According to the doc the time unit is "jiffies" As in, "I'll be there in a jiffy!" :)
A jiffy is equal to the time it takes light to travel one centimeter in a vacuum or approximately 33.3564 picoseconds. - Wikipedia
But that's not the definition you want. Try this post https://stackoverflow.com/questions/10885685/jiffies-how-to-calculate-seconds-elapsed where the top answer says
The size of a jiffy is determined by the value of the kernel constant HZ.

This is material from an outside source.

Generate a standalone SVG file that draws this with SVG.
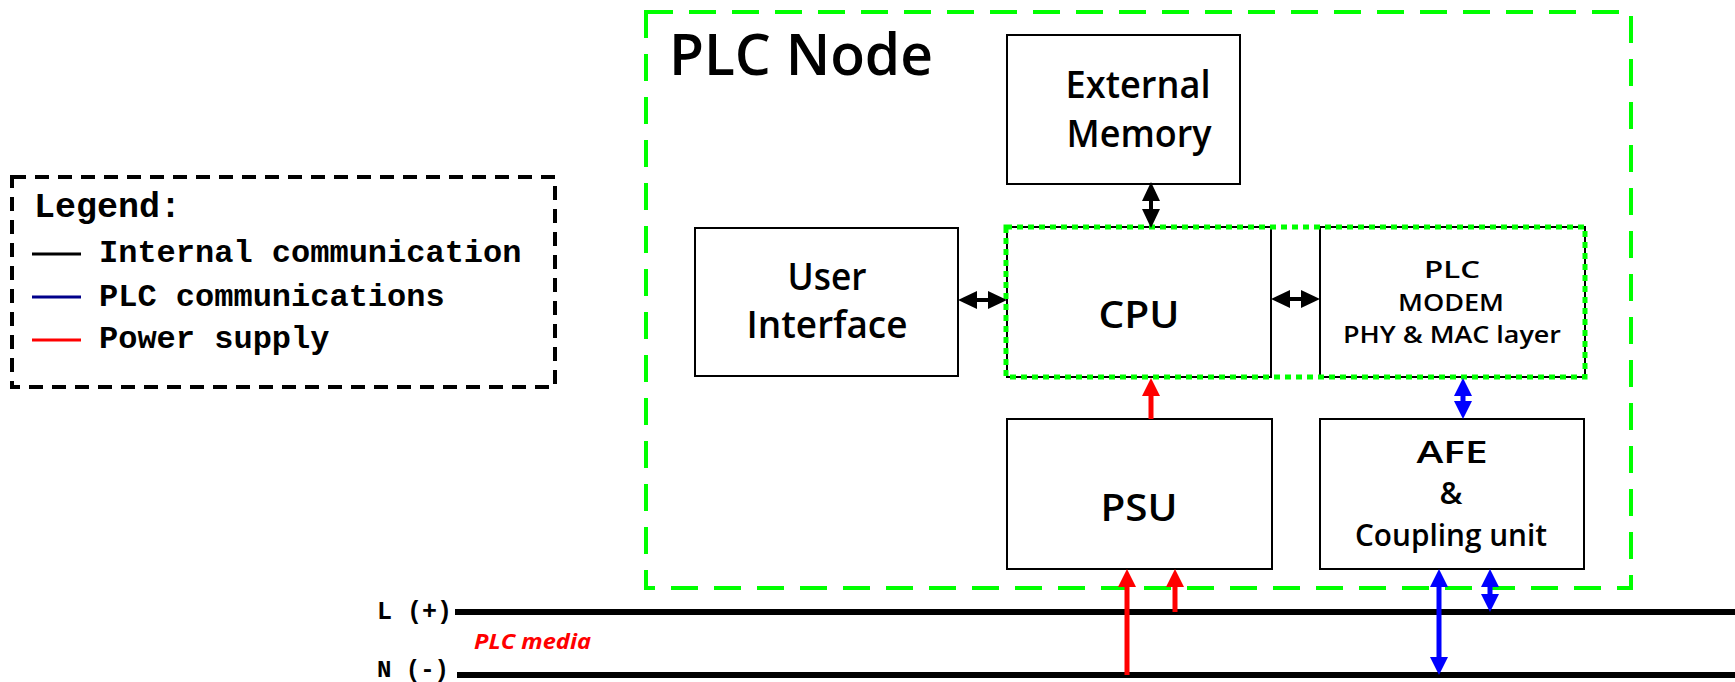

The value of HZ varies across kernel versions and hardware platforms. On i386 the situation is as follows: on kernels up to and
including 2.4.x, HZ was 100, giving a jiffy value of 0.01 seconds;
starting with 2.6.0, HZ was raised to 1000, giving a jiffy of 0.001
seconds. Since kernel 2.6.13, the HZ value is a kernel configuration
parameter and can be 100, 250 (the default) or 1000, yielding a
jiffies value of, respectively, 0.01, 0.004, or 0.001 seconds. Since
kernel 2.6.20, a further frequency is available: 300, a number that
divides evenly for the common video frame rates (PAL, 25 HZ; NTSC, 30
Conclusion: divide a schedstat time value by the system's HZ constant to convert to seconds.
Update: If you're dealing with these times in a programmatic context, the now top answer on that same page points to some system routines that you can call to do conversions (e.g. jiffies to milliseconds).